Optional but recommended: also checkout the CTSM tag we have tested the scripts for.
git clone https://github.com/ESCOMP/CTSM.git # CTSM
### Optional start ###
cd CTSM
git checkout tags/ctsm5.1.dev112 -b subset-data
cd ..
### Optional end ###
./CTSM/manage_externals/checkout_externals
git clone https://github.com/NorESMhub/ctsm-api.git # ctsm-api
You need a recent Python environment that has xarray
with netcdf4
installed to run the scripts.
On SAGA:
# Load Anaconda module
module load Anaconda3/2022.05
# Install new conda environment
conda create -n subset-data-env -c conda-forge python=3.10 xarray netCDF4
# Activate conda environment. Try the commented out version if this throws an error.
source activate subset-data-env # conda activate subset-data-env
Edit <ctsm-api-root>/data/sites.json
or use it as a template to create a new file.
You need to provide lon
and lat
coordinates and a site name (convention: three capital letters plus optional integer). Site names must be alphanumeric (i.e., no special characters) without spaces. You can include one or multiple sites (see example below).
Example for a sites.json
file:
[
{
"name": "ALP1",
"lon": 8.12343,
"lat": 61.0243
},
{
"name": "TST1",
"lon": -59.9590,
"lat": -2.7008
},
{
"name": "TST2",
"lon": -132.0512,
"lat": 62.1421
},
{
"name": "TST3",
"lon": 23.9325,
"lat": -13.9705
}
]
Note the square brackets around all site entries and that the last entry between curly brackets {...}
cannot have a trailing comma.
To create a .zip
file with input data for custom sites, you need to run <ctsm-api-root>/data/create_data.py
. You can either run it directly or send it as a batch job to a queue system (see further down).
create_data.py
requires the following command line arguments:
Flag | Description | Example |
---|---|---|
--ctsm-root |
Root path to local CTSM installation with checked out externals. | --ctsm-root ~/CTSM |
--cesm-data-root |
Root path to global CESM dataset netCDF files. | --cesm-data-root /cluster/shared/noresm/inputdata |
--output-dir |
Path where the zip files with extracted input data will be created.
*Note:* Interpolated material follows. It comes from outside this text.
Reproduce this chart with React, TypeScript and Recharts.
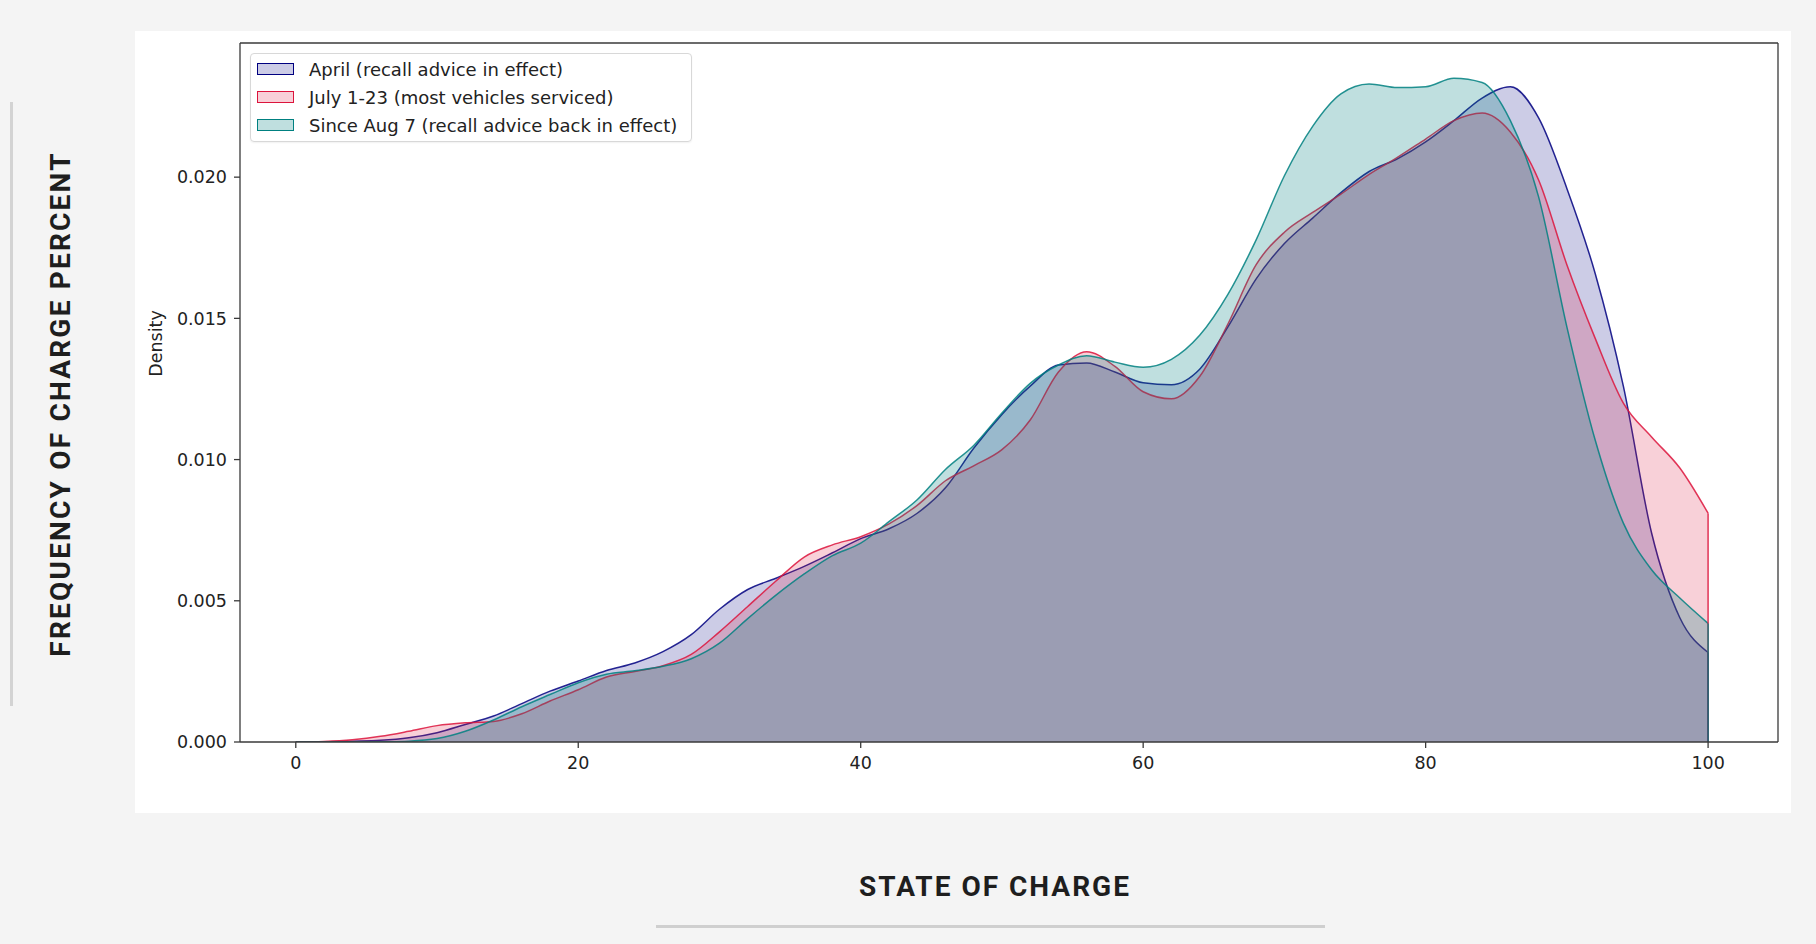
import { ComposedChart, Area, Line, XAxis, YAxis, Legend } from 'recharts';

// state of charge sample points (the density estimate is clipped at 100)
const soc = [
  0, 2, 4, 6, 8, 10, 12, 14, 16, 18, 20, 22, 24, 26, 28, 30, 32, 34, 36, 38, 40, 42, 44, 46, 48, 50,
  52, 54, 56, 58, 60, 62, 64, 66, 68, 70, 72, 74, 76, 78, 80, 82, 84, 86, 88, 90, 92, 94, 96, 98, 100,
];

const april = [
  0, 0.00001, 0.00003, 0.00006, 0.00015, 0.00033, 0.00062, 0.00092, 0.00136, 0.0018, 0.00216, 0.00253,
  0.0028, 0.0032, 0.0038, 0.0047, 0.0054, 0.0058, 0.00622, 0.0067, 0.0072, 0.00755, 0.0081, 0.009,
  0.0104, 0.0116, 0.0126, 0.01335, 0.01342, 0.0131, 0.01272, 0.01265, 0.0132, 0.0147, 0.0164, 0.01765,
  0.01855, 0.01945, 0.0202, 0.02065, 0.02125, 0.022, 0.0228, 0.0232, 0.0221, 0.0196, 0.0166, 0.0126,
  0.0074, 0.0044, 0.00317,
];

const july = [
  0, 0.00002, 0.00008, 0.0002, 0.00038, 0.00058, 0.00068, 0.00073, 0.001, 0.00145, 0.00185, 0.0023,
  0.0025, 0.0027, 0.0031, 0.0039, 0.0048, 0.0057, 0.00655, 0.00698, 0.00727, 0.00772, 0.00838, 0.00925,
  0.00978, 0.01035, 0.0114, 0.0131, 0.01382, 0.0133, 0.0124, 0.01215, 0.01294, 0.0148, 0.0169, 0.01805,
  0.01875, 0.0194, 0.0201, 0.0207, 0.02135, 0.022, 0.02227, 0.0216, 0.0199, 0.0169, 0.0143, 0.012,
  0.0108, 0.0097, 0.0081,
];

const aug = [
  0, 0, 0, 0.00001, 0.00003, 0.00012, 0.00038, 0.00078, 0.00125, 0.00168, 0.0021, 0.0024, 0.00252,
  0.00268, 0.00295, 0.0035, 0.00437, 0.0052, 0.00595, 0.0066, 0.00704, 0.0078, 0.00858, 0.00965, 0.0105,
  0.01165, 0.0127, 0.01335, 0.01368, 0.01345, 0.01327, 0.01355, 0.0144, 0.01585, 0.01778, 0.02005, 0.0218,
  0.02295, 0.0233, 0.02317, 0.0232, 0.0235, 0.02335, 0.022, 0.0193, 0.0147, 0.0107, 0.00775, 0.0061,
  0.0051, 0.0042,
];

const xTicks = [0, 20, 40, 60, 80, 100];
const yTicks = [0, 0.005, 0.01, 0.015, 0.02];

const series = [
  { key: 'april', values: april, name: 'April (recall advice in effect)', color: '#000080', alpha: 0.2, hex: '33' },
  { key: 'july', values: july, name: 'July 1-23 (most vehicles serviced)', color: '#dc143c', alpha: 0.2, hex: '33' },
  { key: 'aug', values: aug, name: 'Since Aug 7 (recall advice back in effect)', color: '#008080', alpha: 0.25, hex: '40' },
];

const data = soc.map((x, i) => ({ x, april: april[i], july: july[i], aug: aug[i] }));

// vertical edge where each clipped curve drops to zero at the last sample
const edge = (values: number[]) => {
  const last = soc.length - 1;
  return [
    { x: soc[last], y: values[last] },
    { x: soc[last], y: 0 },
  ];
};

const X_DOMAIN = [-3.95, 104.95];
const Y_DOMAIN = [0, 0.02475];
const tickStyle = { fontFamily: 'DejaVu Sans', fontSize: 17.5, fill: '#222' };
const spine = '#3a3a3a';

const LegendBox = () => (
  <div
    style={{
      position: 'relative',
      width: 442,
      height: 89,
      boxSizing: 'border-box',
      border: '1px solid #d8d8d8',
      borderRadius: 4,
      background: 'rgba(255,255,255,0.85)',
      boxShadow: '0 1px 2px rgba(0,0,0,0.06)',
      fontFamily: 'DejaVu Sans',
      fontSize: 18,
      color: '#222',
    }}
  >
    {series.map((s, i) => (
      <div
        key={s.key}
        style={{ position: 'absolute', left: 6, top: 1 + i * 28, height: 28, display: 'flex', alignItems: 'center', whiteSpace: 'nowrap' }}
      >
        <span
          style={{
            width: 37,
            height: 12,
            boxSizing: 'border-box',
            border: `1.5px solid ${s.color}`,
            background: s.color + s.hex,
            marginRight: 15,
          }}
        />
        <span>{s.name}</span>
      </div>
    ))}
  </div>
);

const DensityLabel = (props: any) => {
  const vb = props.viewBox;
  const cx = vb.x - 24;
  const cy = vb.y + vb.height / 2 - 49;
  return (
    <text
      x={cx}
      y={cy}
      transform={`rotate(-90, ${cx}, ${cy})`}
      textAnchor="middle"
      dominantBaseline="central"
      style={{ fontFamily: 'DejaVu Sans', fontSize: 17.5, fill: '#222' }}
    >
      Density
    </text>
  );
};

export default function App() {
  return (
    <div style={{ position: 'absolute', left: 0, top: 0, width: 1816, height: 944, background: '#f4f4f4', overflow: 'hidden' }}>
      <div style={{ position: 'absolute', left: 10, top: 102, width: 3, height: 604, background: '#d3d3d3' }} />
      <div
        style={{
          position: 'absolute',
          left: 60,
          top: 404,
          transform: 'translate(-50%, -50%) rotate(-90deg)',
          whiteSpace: 'nowrap',
          fontFamily: 'Roboto',
          fontWeight: 700,
          fontSize: 28,
          letterSpacing: 2.2,
          color: '#1e1e1e',
        }}
      >
        FREQUENCY OF CHARGE PERCENT
      </div>
      <div style={{ position: 'absolute', left: 135, top: 31, width: 1656, height: 782, background: '#ffffff' }} />
      <div style={{ position: 'absolute', left: 0, top: 0 }}>
        <ComposedChart width={1816} height={944} data={data} margin={{ top: 42, right: 37, bottom: 172, left: 180 }}>
          <XAxis
            type="number"
            dataKey="x"
            domain={X_DOMAIN}
            ticks={xTicks}
            allowDataOverflow
            height={30}
            tickSize={6}
            tickMargin={9}
            tick={tickStyle}
            stroke={spine}
            strokeWidth={1.3}
          />
          <XAxis
            xAxisId="top"
            orientation="top"
            type="number"
            dataKey="x"
            domain={X_DOMAIN}
            allowDataOverflow
            height={1}
            tick={false}
            tickLine={false}
            stroke={spine}
            strokeWidth={1.3}
          />
          <YAxis
            type="number"
            domain={Y_DOMAIN}
            ticks={yTicks}
            allowDataOverflow
            width={60}
            tickSize={6}
            tickMargin={7}
            tick={tickStyle}
            tickFormatter={(v: number) => v.toFixed(3)}
            stroke={spine}
            strokeWidth={1.3}
            label={{ value: 'Density', content: DensityLabel }}
          />
          <YAxis
            yAxisId="right"
            orientation="right"
            type="number"
            domain={Y_DOMAIN}
            allowDataOverflow
            width={1}
            tick={false}
            tickLine={false}
            stroke={spine}
            strokeWidth={1.3}
          />
          <Legend
            layout="vertical"
            align="center"
            verticalAlign="middle"
            content={() => <LegendBox />}
            wrapperStyle={{ left: 250, top: 53, width: 442, height: 89 }}
          />
          {series.map((s) => (
            <Area
              key={s.key}
              type="monotone"
              dataKey={s.key}
              name={s.name}
              stroke={s.color}
              strokeWidth={1.5}
              strokeOpacity={0.85}
              fill={s.color}
              fillOpacity={s.alpha}
              dot={false}
              activeDot={false}
              legendType="none"
              isAnimationActive={false}
            />
          ))}
          {series.map((s) => (
            <Line
              key={`${s.key}-edge`}
              data={edge(s.values)}
              dataKey="y"
              type="linear"
              stroke={s.color}
              strokeWidth={1.5}
              strokeOpacity={0.85}
              dot={false}
              activeDot={false}
              legendType="none"
              isAnimationActive={false}
            />
          ))}
        </ComposedChart>
      </div>
      <div
        style={{
          position: 'absolute',
          left: 995,
          top: 886,
          transform: 'translate(-50%, -50%)',
          whiteSpace: 'nowrap',
          fontFamily: 'Roboto',
          fontWeight: 700,
          fontSize: 28,
          letterSpacing: 2,
          color: '#1e1e1e',
        }}
      >
        STATE OF CHARGE
      </div>
      <div style={{ position: 'absolute', left: 656, top: 925, width: 669, height: 3, background: '#cfcfcf' }} />
    </div>
  );
}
OBS! Make sure this directory already exists, otherwise the scripts will fail! | --output-dir /cluster/shared/noresm/sites |
--sites |
Path to a sites.json instruction file as described in 3. |
--sites sites.json |
--cpu-count |
OPTIONAL. Provide a number of CPUs for multiprocessing. Will use all available CPUs if omitted. | --cpu-count 10 |
WARNING! The subset_data
scripts require a recent version of git that implements the -C
flag. On SAGA, load the following module before running create_data.py
:
module load git/2.36.0-GCCcore-11.3.0-nodocs
Finally, run the script. Full example:
python3 create_data.py \
--ctsm-root ~/CTSM \
--cesm-data-root /cluster/shared/noresm/inputdata \
--output-dir /cluster/shared/noresm/sites \
--sites sites.json
To send the input data creation as a batch job to an HPC queue, you can write a bash script that follows the syntax requirements of the system. E.g. on SAGA:
cd <ctsm-api-root>/data
vi create_site_data.sh
and add (NB! Adjust your project account, machine dependent module versions/names, and paths if necessary):
#!/bin/bash
#SBATCH --account=nn2806k
#SBATCH --cpus-per-task=10
#SBATCH --ntasks=1
#SBATCH --job-name=LSP-data-test
#SBATCH --mem-per-cpu=16G
#SBATCH --nodes=1
#SBATCH --time=12:00:00
set -o errexit # Exit the script on any error
module --quiet purge # Reset the modules to the system default
module load git/2.36.0-GCCcore-11.3.0-nodocs
module load Anaconda3/2022.05
eval "$(/cluster/software/Anaconda3/2022.05/bin/conda shell.bash hook)"
conda activate subset-data-env
python3 create_data.py \
--ctsm-root ~/CTSM \
--cesm-data-root /cluster/shared/noresm/inputdata \
--output-dir /cluster/shared/noresm/sites \
--sites sites-test.json \
--cpu-count 10
Then run:
sbatch create_site_data.sh
You can check the state of the job by entering squeue --me
(or squeue -u <user-name>
) and by investigating the slurm-<job-id>.out
log files created in the current working directory.
To make a site integrated and visible to everyone, make a pull request to upload the zipped input file to NorESMhub/noresm-lsp-data/sites (or another stable storage url where it can be downloaded from). Then, add the site(s) to your fork/branch of noresm-land-sites-platform/resources/config/sites.json following the same template as the other sites, and make a new pull request.